Dossier

Comment un satellite transmet-il des données sans les mélanger?

A l’heure de l’hyper communication, il est légitime de se demander, comme Marie-Pierre Chevron et Franck Girard, comment les flux terrestres ou spatiaux d’informations s’échangent sans se perdre. Professeur ordinaire d’informatique, spécialiste du génie logiciel, Jacques Pasquier nous éclaire.

«Que ce soit par câble souterrain (cuivre ou fibre optique), sous les océans ou dans les bâtiments, dans les airs ou l’espace par le biais d’antennes ou de satellites, nos données sont acheminées avec un même objectif: qu’elles parviennent à destination à un coût minimal.» Un petit miracle? Le Professeur Pasquier nous explique la structure qui permet de parvenir à cette efficience. Et, pour simplifier, la compare volontiers au système routier.

Les réseaux, pour relier un point A à un point B, sont souvent une infrastructure hardware lourde qui permet le transport des informations. Peu importe le revêtement de la route empruntée, les échanges sont codés de la même manière: ce sont des paquets, renfermant une information, le plus souvent digitale, structurée en bits (binary digit: 1,0) et en octets (séquence de 8 bits). Ils portent des étiquettes contenant les identifiants de l’émetteur et du destinataire et, une fois sortis d’un système émetteur, souvent le logiciel d’un ordinateur ou d’un téléphone, empruntent une immense autoroute interconnectée à d’autres autoroutes par des échangeurs, le tout tissant comme une toile d’araignée globale (le web). Routeurs et switchs organisent la circulation, garantissent l’acheminement au système destinataire et s’efforcent de limiter les collisions.

En surface d’un trafic de plus en plus dense, il faut une loi sur la circulation routière: ce sont les protocoles, comme l’IP ou le TCP. «Les protocoles sont un ensemble de règles organisées en couches successives qui diffèrent selon les éléments purement matériels. Dans le cas des satellites, on a affaire au protocole spécifique d’ondes radios, émises à haute fréquence par des stations terrestres vers un satellite en orbite géostationnaire, qui les renvoie vers une station réceptrice sur Terre», détaille le Professeur Pasquier.

 

© karakter Graphic Design
Fiables, les transmissions satellite?

Mais comment font-elles pour ne pas se perdre, voire se faire voler? «La transmission satellite est, certes, moins sûre que la fibre optique. Mais tout est fait pour y remédier. Le modèle du handshake est très répandu: émetteur et récepteur concluent un accord de communication exclusif, et ce canal direct est, au surplus, protégé par du cryptage des flux d’informations. Mais quel que soit le médium, les possibilités de craquage du système ou de sniffage de l’information véhiculée existent. Les communications de la NASA ont elles aussi été piratées...»
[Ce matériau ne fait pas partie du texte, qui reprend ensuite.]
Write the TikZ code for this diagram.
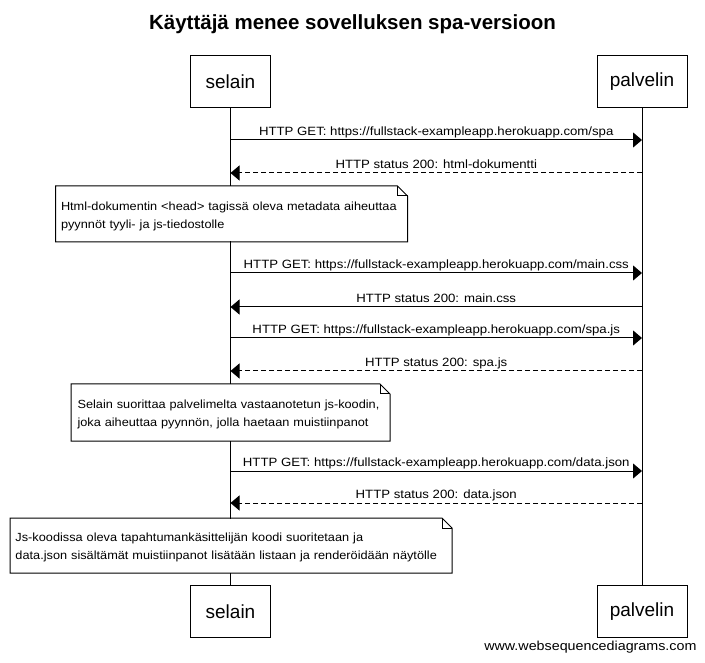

Alors, si elles ne sont pas les plus sûres, ni les plus efficientes, les transmissions par satellite ont-elles un avenir? «Si leur avantage déjà acquis est de pouvoir couvrir des régions du globe qui ne sont pas équipées par des vecteurs terrestres, il faut aussi considérer l’essor des services numériques basés sur la géolocalisation par GPS, comme la domotique connectée, les véhicules autonomes, etc.», prédit le professeur. «Pour l’heure, bien que Chinois et Russes possèdent leur propre système, les satellites utilisés par nos GPS en Europe sont tous américains. Mais, une fois opérationnel, le projet de GPS européen Galileo permettra de la concurrence sur ce marché. Ce qui sera sain aussi pour la précision et la fiabilité des systèmes.»

De quoi promettre de beaux jours aux objets connectés chers au Professeur Pasquier. Tout cela se passera très bientôt, près de chez nous et très haut dans les nuages.

 

Question Marie-Pierre Chevron, maîtresse d’enseignement et de recherche en didactique de la biologie.
marie-pierre.chevron@unifr.ch

 

Frank Girard, maître-­assistant en neurosciences. franck.girard@unifr.ch Expert Jacques Pasquier est professeur ordinaire au Département d’informatique, rattaché à la fois aux Facultés des sciences et de médecine et des sciences économiques et sociales. Spécialisé dans le génie logiciel, qui s’attache à développer la fiabilité de grands programmes, ses recherches portent sur l’Internet des objets.